High Power Remote

I dont know if this has been posted yet…

Has anybody come across a high-power universal remote?

Do they make such a thing?

Our IR board is mounted under Lexan which significantly reduces our range. Rather than change the position, we figure it would be easier to make the remote super high powered.

I saw that harmony remote and on the website it said it had high powered infrared LEDs, but I dont know whether that was just a sales pitch or if it is serious. (but that remote is realllly expensive:yikes: )

Our team has been working on this issue and we have tried many remotes. I went to the school yesterday and it seems that they have designed a huge array. They are telling me that it works but until we go to competition we won’t know as things are always different at the venues.

I have a harmony remote for my home (880), and I can’t say anything about the power, but it does have a very wide view, just a little less then 180 degrees.

not commercially, but 599 has an array of 33 leds :slight_smile:
We are just waiting to have a robot that wont keep having some sort of problem so that programming can get the program tweaked out.

Now is there any place where we could obtain schematics for a super awesome home-made remote? Possibly one we could tweak for high powerness?

see TSAL6100 on http://www.rentron.com/remote_control/IRLED.htm
(also available from www.digikey.com or .ca)

“…Radiant Intensity:
If = 100mA, Radiant Intensity = 40 min - 60 typ mW/sr
If = 1A, Radiant Intensity = 340 min - 500 typ mW/sr
Can handle a “Surge Forward Current” up to 1.5A.
TSAL6100 – +/- 10 degree angle of half intensity
Use For “Long-Range” IR Applications…”

With new batteries, my basic sony remote went 60 feet. Unsoldered detector and installed TSAL6100 (no changes to resistor etc) and range was beyond 100ft (ran out of space to test further).

Was originally going to build one of the below items and put in multiple high power IRs but doesn’t seem to be a need for it.
http://www.rentron.com/remote_control/TINY-IR2.htm

Your real issue is shielding the IR receiver from other remotes and directing it at the hybrid driver even when the robot turns.

Our team was having problems with ours. It would only go a few feet in hhybrid mode. Then we put aluminum foil around the reciever. It worked very well after that and we were able to go 3/4 of the way around before losing control.

we built a super high powered remote. ew just ran wires out of the actual remote from where the signal pulses are sent and put them in an array of six LED transmitters. In testing we got it to go over 150 feet (the hallway was not long enough!).

we took a standard remote and soldered 4 more high powered LEDs into it at different angles, to improve our range in both directions.

so at the regionals we could control our bot just past the first line but then we lost it. Now if we just put some more IR LEDs in series around the one that’s already in the remote would we be able to control it farther? is it legal?

i figure in Atlanta it would help if we can get lots o’ points in autonomous

thanks for all of the help :smiley:

put them in parallel

also, use ones with low current drain but high output (look around!) this will make it so you dont kill your batterys every match!

also, look at the front of the remote through a camera. (to check if they work and to check if your batterys are dead)

We swapped out the standard led and used 3 high power LEDs in a remote (but did not change the current limiting resistor due to time and risk limitations).

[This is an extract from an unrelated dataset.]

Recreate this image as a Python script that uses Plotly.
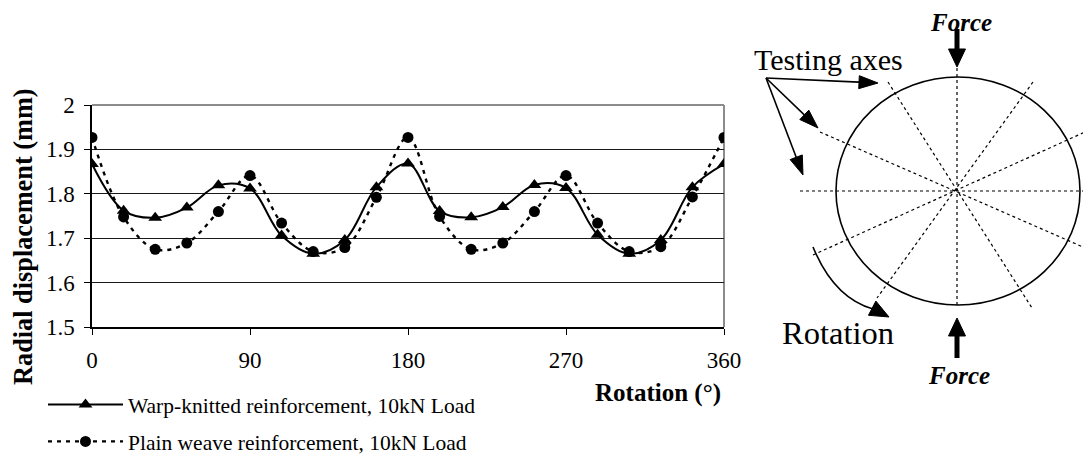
import plotly.graph_objects as go

VIEW_W, VIEW_H = 1091, 457
OFF = 8  # default page (body) margin in the browser
W, H = VIEW_W - OFF, VIEW_H - OFF

# ---------------- data ----------------
rotation_deg = [0, 18, 36, 54, 72, 90, 108, 126, 144, 162, 180,
                198, 216, 234, 252, 270, 288, 306, 324, 342, 360]
warp_knitted = [1.867, 1.762, 1.746, 1.769, 1.819, 1.812, 1.706, 1.665, 1.696, 1.815, 1.868,
                1.761, 1.747, 1.770, 1.820, 1.813, 1.708, 1.665, 1.696, 1.815, 1.867]
plain_weave = [1.927, 1.748, 1.675, 1.689, 1.760, 1.841, 1.734, 1.670, 1.679, 1.792, 1.927,
               1.749, 1.675, 1.689, 1.760, 1.841, 1.734, 1.670, 1.681, 1.793, 1.927]
x_ticks = [0, 90, 180, 270, 360]
y_ticks = [1.5, 1.6, 1.7, 1.8, 1.9, 2.0]
y_tick_text = ["1.5", "1.6", "1.7", "1.8", "1.9", "2"]
series_names = ["Warp-knitted reinforcement, 10kN Load",
                "Plain weave reinforcement, 10kN Load"]

FONT = "Liberation Serif, Times New Roman, serif"


def px(x):
    """page pixel x -> paper fraction"""
    return (x - OFF) / W


def py(y):
    """page pixel y -> paper fraction"""
    return 1 - (y - OFF) / H


fig = go.Figure()
fig.add_trace(go.Scatter(
    x=rotation_deg, y=warp_knitted, name=series_names[0],
    mode="lines+markers", line=dict(color="black", width=2, shape="spline", smoothing=1),
    marker=dict(symbol="triangle-up", size=12, color="black"),
    legendgroup="a"))
fig.add_trace(go.Scatter(
    x=rotation_deg, y=plain_weave, name=series_names[1],
    mode="lines+markers", line=dict(color="black", width=2.4, dash="4px,5px", shape="spline", smoothing=1),
    marker=dict(symbol="circle", size=11, color="black"),
    legendgroup="b"))

shapes = []
annotations = []

# top/right gray border of plot area
shapes.append(dict(type="line", xref="x domain", yref="y domain", x0=0, x1=1, y0=1, y1=1,
                   line=dict(color="#8c8c8c", width=2), layer="below"))
shapes.append(dict(type="line", xref="x domain", yref="y domain", x0=1, x1=1, y0=0, y1=1,
                   line=dict(color="#8c8c8c", width=2), layer="below"))

# ---------------- diagram (right) ----------------
cx, cy, rx, ry = 958, 191, 122, 114
shapes.append(dict(type="circle", xref="paper", yref="paper",
                   x0=px(cx - rx), x1=px(cx + rx), y0=py(cy + ry), y1=py(cy - ry),
                   line=dict(color="black", width=1.6)))

axes_lines = [((800, 191), (1091, 191)),
              ((957, 68), (957, 308)),
              ((888, 82), (1032, 308)),
              ((1033, 82), (877, 298)),
              ((820, 132), (1083, 247)),
              ((813, 255), (1085, 132))]
for (x0, y0), (x1, y1) in axes_lines:
    shapes.append(dict(type="line", xref="paper", yref="paper",
                       x0=px(x0), y0=py(y0), x1=px(x1), y1=py(y1),
                       line=dict(color="black", width=1.2, dash="dot")))


def seg(p0, p1, width):
    shapes.append(dict(type="line", xref="paper", yref="paper",
                       x0=px(p0[0]), y0=py(p0[1]), x1=px(p1[0]), y1=py(p1[1]),
                       line=dict(color="black", width=width)))


def head(tail, tip, length, half):
    dx, dy = tip[0] - tail[0], tip[1] - tail[1]
    n = (dx * dx + dy * dy) ** 0.5
    ux, uy = dx / n, dy / n
    bx, by = tip[0] - ux * length, tip[1] - uy * length
    p1 = (bx - uy * half, by + ux * half)
    p2 = (bx + uy * half, by - ux * half)
    path = "M {:.5f} {:.5f} L {:.5f} {:.5f} L {:.5f} {:.5f} Z".format(
        px(tip[0]), py(tip[1]), px(p1[0]), py(p1[1]), px(p2[0]), py(p2[1]))
    shapes.append(dict(type="path", xref="paper", yref="paper", path=path,
                       fillcolor="black", line=dict(color="black", width=1)))
    return (bx, by)


def arrow(tail, tip, width, length, half):
    base = head(tail, tip, length, half)
    seg(tail, base, width)


# Force arrows
arrow((957, 29), (957, 67), 5, 18, 8.5)
arrow((957, 358), (957, 318), 5, 18, 8.5)

# Testing axes arrows
tail = (766, 78)
for tip in [(878, 83), (818, 128), (803, 175)]:
    arrow(tail, tip, 1.6, 19, 6.5)

# Rotation arc
shapes.append(dict(type="path", xref="paper", yref="paper",
                   path="M {:.5f} {:.5f} Q {:.5f} {:.5f} {:.5f} {:.5f}".format(
                       px(813), py(247), px(834), py(298), px(873), py(309)),
                   line=dict(color="black", width=1.6)))
head((868, 306), (889, 317), 19, 8)


def label(text, x, y, size, angle=0):
    annotations.append(dict(text=text, x=px(x), y=py(y), xref="paper", yref="paper",
                            xanchor="center", yanchor="middle", textangle=angle,
                            showarrow=False, font=dict(family=FONT, size=size, color="black")))


label("<b><i>Force</i></b>", 961, 22, 25)
label("<b><i>Force</i></b>", 959, 375, 25)
label("Testing axes", 828, 60, 30)
label("Rotation", 838, 333, 32.5)
label("<b>Radial displacement (mm)</b>", 23, 237, 26.3, -90)
label("<b>Rotation (°)</b>", 658, 393, 25)

fig.update_layout(
    template="none",
    width=W, height=H, autosize=False,
    margin=dict(l=0, r=0, t=0, b=0, pad=0, autoexpand=False),
    paper_bgcolor="white", plot_bgcolor="white",
    font=dict(family=FONT, size=21, color="black"),
    showlegend=True,
    legend=dict(x=px(43), y=py(384), xanchor="left", yanchor="top",
                itemwidth=75, tracegroupgap=6, bgcolor="rgba(0,0,0,0)",
                font=dict(family=FONT, size=21.5, color="black")),
    xaxis=dict(domain=[px(92), px(724)], range=[0, 360], tickvals=x_ticks, automargin=False,
               showgrid=False, zeroline=False, showline=True, linecolor="black", linewidth=1.5,
               ticks="outside", ticklen=6, tickcolor="black", ticklabelstandoff=6,
               tickfont=dict(family=FONT, size=23, color="black")),
    yaxis=dict(domain=[py(327), py(105)], range=[1.5, 2.0], tickvals=y_ticks, ticktext=y_tick_text,
               automargin=False,
               showgrid=True, gridcolor="#1a1a1a", gridwidth=1, zeroline=False,
               showline=True, linecolor="black", linewidth=1.5,
               ticks="outside", ticklen=6, tickcolor="black", ticklabelstandoff=5,
               tickfont=dict(family=FONT, size=23, color="black")),
    shapes=shapes,
    annotations=annotations,
)

fig.write_html("out.html")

We found that we could make it to the end of the field most times and a very few times turn across the end line. (our robot’s IR sensor turned to face the hybrid driver as the robot turned using the gyro and a servo). But in a few matches we (nor our alliance hybrid drivers) could not move more than a few feet from the starting point. Our best guess is the opponents IR transmitters IR light was powerful and it bounced off the plexiglass (or lexan) (non-hybrid) driver “window” to reflect into our robot IR sensor.

Anything past a 100 feet is not going to do you much good. An array
of 33 leds makes the beam very wide. The idea of looking at
the wall with ccd based camera is good since most see in the infrared.

Experiments with a glass partition shows that quite a lot of the infrared
beam glances off ( relfects ) so you don’t get a whole lot through the
plexiglass center ( and posts! ).

Cross talk between remotes is the big problem.